Pixar have done it again. As with A Bug’s Life, they’ve taken one of those animals we all love to hate and managed to endow it with human qualities that somehow make it charming. Which is worrying because Remy is, after all, a rat. Except of course he’s not really. He’s a young man, and Rataouille is a coming of age story. The rat thing just adds an extra twist. The story is a universal and age of old one of finding yourself, growing up, being true to your dreams, using your talents. As Remy’s cooking turns the world of fine dining on its head, Linguini also has to learn who he is and embrace his heritage.
As usual Pixar have assembled an impressive array of vocal talent including Janeane Garofalo, Brian Dennehy, Ian Holm and Peter O’Toole as Ego, the food critic who with one flick of his pen can close down a restaurant.
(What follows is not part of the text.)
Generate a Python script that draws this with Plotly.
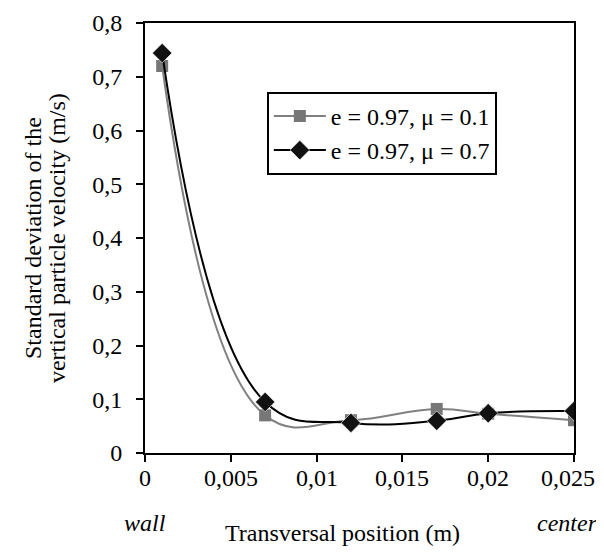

And they haven’t hesitated to raise the bar even higher on the animation. Showing Paris from Remy’s perspective presents a whole new challenge but is also novel and exciting for the audience; making Remy and his rat buddies look simultaneously real and yet also appealing is another trick these clever clever animators manage to pull off. And the cookery sequences – which manage to make you hungry – are inspired – bubbling sauces, steaming pans, and all the technical apparatus and sense of energy of a professional kitchen where chefs are constantly moving. The scene of Remy being washed down a storm drain is frightening, exhilarating and totally convincing.
Not perhaps on the face of it universally appealing but then nor on the face of it was a film about a lost fish! Pixar have a way with story – and that’s what it comes back to – good stories. Ratatouille is touching and moving and very funny. Bon Appetit!